- [Problem to solve] Show only lines that include "LaTeX".

— Start Items —

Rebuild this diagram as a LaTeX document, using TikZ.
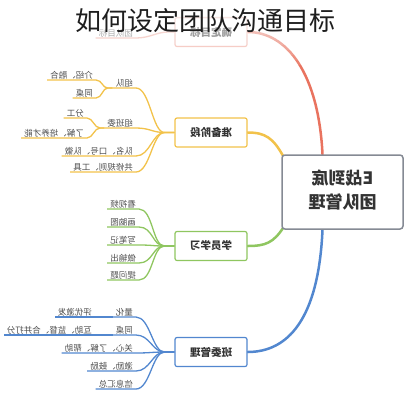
\documentclass[tikz,border=0pt]{standalone}
\usepackage{fontspec}
\setmainfont{Noto Sans CJK SC}
\usepackage{graphicx}
\definecolor{cred}{HTML}{E9735F}
\definecolor{cyel}{HTML}{F2C24A}
\definecolor{cgrn}{HTML}{8FC660}
\definecolor{cblu}{HTML}{5287CF}
\definecolor{cgray}{HTML}{858A94}
\definecolor{darkc}{HTML}{333333}
\definecolor{leafc}{HTML}{4D4D4D}
\definecolor{titlec}{HTML}{1E1E1E}
\newcommand\mirror[1]{\reflectbox{#1}}
\pgfdeclarelayer{background}
\pgfsetlayers{background,main}
\begin{document}
\begin{tikzpicture}[x=1pt,y=-1pt,
  leaf/.style={anchor=south east, inner xsep=3pt, inner ysep=1pt, font=\fontsize{8.5}{10}\selectfont, text=leafc},
  brbox/.style={draw, fill=white, rounded corners=2pt, line width=1.2pt, minimum width=72pt, minimum height=29pt, font=\fontsize{10.5}{12}\selectfont\bfseries, text=darkc},
  mainline/.style={line width=2.5pt, line cap=round},
  subline/.style={line width=1.3pt},
]
\useasboundingbox (0,0) rectangle (411,400);
% centre
\node[draw=cgray, line width=1.5pt, rounded corners=3pt, fill=white, minimum width=121pt, minimum height=74pt, text=darkc, font=\fontsize{17}{24}\selectfont\bfseries] (C) at (342.5,192) {\mirror{\begin{tabular}{@{}c@{}}E战到底\\团队管理\end{tabular}}};
% branch boxes
\node[brbox, draw=cred!55] (T) at (211,32) {\mirror{确定目标}};
\node[brbox, draw=cyel] (P) at (211,132.5) {\mirror{准备阶段}};
\node[brbox, draw=cgrn] (S) at (211,246) {\mirror{学员学习}};
\node[brbox, draw=cblu] (B) at (211,352) {\mirror{班委管理}};
% top leaf
\node[leaf] (tc) at (136,38) {\mirror{团队目标}};
% prep leaves
\node[leaf] (zd) at (136,88) {\mirror{组队}};
\node[leaf] (jr) at (96,80) {\mirror{介绍、融合}};
\node[leaf] (tza) at (96,98) {\mirror{同桌}};
\node[leaf] (zbw) at (136,128) {\mirror{组班委}};
\node[leaf] (fg) at (87,118) {\mirror{分工}};
\node[leaf] (lj) at (87,138) {\mirror{了解、培养才能}};
\node[leaf] (dm) at (136,156) {\mirror{队名、口号、队徽}};
\node[leaf] (gx) at (136,172) {\mirror{共修规则、工具}};
% study leaves
\node[leaf] (kv) at (139,209) {\mirror{看视频}};
\node[leaf] (hn) at (139,227) {\mirror{画脑图}};
\node[leaf] (xb) at (139,245) {\mirror{写笔记}};
\node[leaf] (zs) at (139,263) {\mirror{做输出}};
\node[leaf] (tw) at (139,280) {\mirror{提问题}};
% committee leaves
\node[leaf] (lh) at (136,317) {\mirror{量化}};
\node[leaf] (py) at (95,317) {\mirror{评优激发}};
\node[leaf] (tzb) at (136,335) {\mirror{同桌}};
\node[leaf] (hz) at (95,335) {\mirror{互助、监督、合并打分}};
\node[leaf] (gxl) at (136,353) {\mirror{关心、了解、帮助}};
\node[leaf] (jl) at (136,371) {\mirror{激励、鼓励}};
\node[leaf] (xx) at (136,389) {\mirror{信息汇总}};

\begin{pgfonlayer}{background}
% main branches
\draw[mainline, cred] ([xshift=-20pt]C.north) .. controls +(-4,-80) and +(40,0) .. (T.east);
\draw[mainline, cyel] ([shift={(2,2)}]C.north west) .. controls +(-10,-18) and +(18,0) .. (P.east);
\draw[mainline, cgrn] ([shift={(2,-2)}]C.south west) .. controls +(-10,15) and +(18,0) .. (S.east);
\draw[mainline, cblu] ([xshift=-20pt]C.south) .. controls +(-4,90) and +(40,0) .. (B.east);
% top
\draw[subline, cred!60] (T.west) -- ++(-6,0) .. controls +(-12,0) and +(14,0) .. (tc.south east) -- (tc.south west);
% prep
\foreach \n in {zd,zbw,dm,gx}
  \draw[subline, cyel] (P.west) -- ++(-10,0) .. controls +(-12,0) and +(14,0) .. (\n.south east) -- (\n.south west);
\foreach \n in {jr,tza}
  \draw[subline, cyel] (zd.south west) -- ++(-5,0) .. controls +(-5,0) and +(6,0) .. (\n.south east) -- (\n.south west);
\foreach \n in {fg,lj}
  \draw[subline, cyel] (zbw.south west) -- ++(-4,0) .. controls +(-6,0) and +(6,0) .. (\n.south east) -- (\n.south west);
% study
\foreach \n in {kv,hn,xb,zs,tw}
  \draw[subline, cgrn] (S.west) -- ++(-10,0) .. controls +(-12,0) and +(14,0) .. (\n.south east) -- (\n.south west);
% committee
\foreach \n in {lh,tzb,gxl,jl,xx}
  \draw[subline, cblu] (B.west) -- ++(-10,0) .. controls +(-12,0) and +(14,0) .. (\n.south east) -- (\n.south west);
\draw[subline, cblu] (lh.south west) -- (py.south east) -- (py.south west);
\draw[subline, cblu] (tzb.south west) -- (hz.south east) -- (hz.south west);
\end{pgfonlayer}

% fade at the top
\foreach \i in {0,...,9}
  \fill[white, opacity=0.11] (0,0) rectangle (411,20+5*\i);
% title
\node[font=\fontsize{26}{30}\selectfont, text=titlec, inner sep=0pt] (title) at (205,21) {如何设定团队沟通目标};
\end{tikzpicture}
\end{document}
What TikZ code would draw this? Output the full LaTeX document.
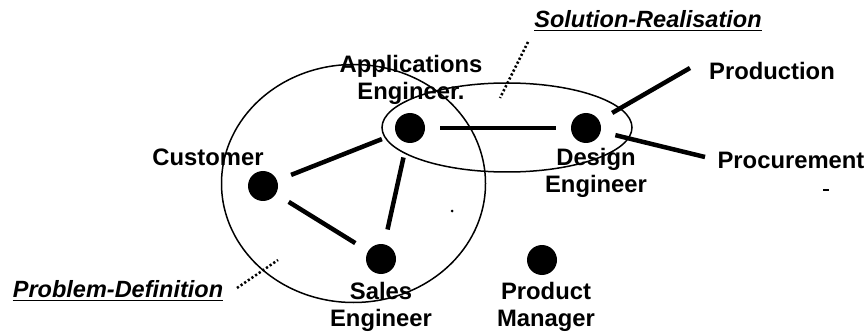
\documentclass[tikz,border=0pt]{standalone}
\usepackage{fontspec}
\setmainfont{Liberation Sans}
\begin{document}
\begin{tikzpicture}[x=1pt,y=-1pt,
  lbl/.style={font=\bfseries\fontsize{23.8}{27.5}\selectfont, align=center, inner sep=0pt},
  ttl/.style={font=\bfseries\itshape\fontsize{23.5}{27}\selectfont, inner sep=0pt},
  dot/.style={circle, fill=black, minimum size=30pt, inner sep=0pt},
  link/.style={line width=4.5pt, shorten <=15pt, shorten >=15pt},
  ring/.style={line width=1.5pt},
  leader/.style={line width=2.5pt, dash pattern=on 2.2pt off 2.2pt},
  uline/.style={line width=1.6pt}]
\useasboundingbox (0,0) rectangle (868,334);
% group outlines
\draw[ring] (353.5,183.5) ellipse [x radius=132pt, y radius=119pt];
\draw[ring] (507,127.5) ellipse [x radius=125pt, y radius=44.5pt];
% actors
\node[dot] (app) at (410,128) {};
\node[dot] (des) at (586,128) {};
\node[dot] (cus) at (263,186) {};
\node[dot] (sal) at (381,259) {};
\node[dot] (pm) at (542,260) {};
\coordinate (prod) at (690,68);
\coordinate (proc) at (705,157);
% links
\draw[link] (app) -- (des);
\draw[link] (cus) -- (app);
\draw[link] (cus) -- (sal);
\draw[link] (app) -- (sal);
\draw[link, shorten >=0pt] (des) -- (prod);
\draw[link, shorten >=0pt] (des) -- (proc);
% labels
\node[lbl] (lapp) at (411,80) {Applications\\Engineer.};
\node[lbl] (lcus) at (208,157) {Customer};
\node[lbl] (ldes) at (596,173) {Design\\Engineer};
\node[lbl] (lprod) at (772,71) {Production};
\node[lbl] (lproc) at (791,160) {Procurement};
\node[lbl] (lsal) at (381,307) {Sales\\Engineer};
\node[lbl] (lpm) at (546,307) {Product\\Manager};
% titles
\node[ttl] (sol) at (648,19) {Solution-Realisation};
\draw[uline] ([yshift=-3pt]sol.base west) -- ([yshift=-3pt]sol.base east);
\node[ttl] (pro) at (118,289) {Problem-Definition};
\draw[uline] ([yshift=-3pt]pro.base west) -- ([yshift=-3pt]pro.base east);
\coordinate (solend) at (500,98);
\coordinate (proend) at (278,260);
\draw[leader] (528,42) -- (solend);
\draw[leader] (237,288) -- (proend);
% stray marks
\fill (452,211) circle [radius=1.5pt];
\fill (823,189) rectangle (829,191.5);
\end{tikzpicture}
\end{document}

— End Items —

- [Written answer]
Rebuild this diagram as a LaTeX document, using TikZ.
What TikZ code would draw this? Output the full LaTeX document.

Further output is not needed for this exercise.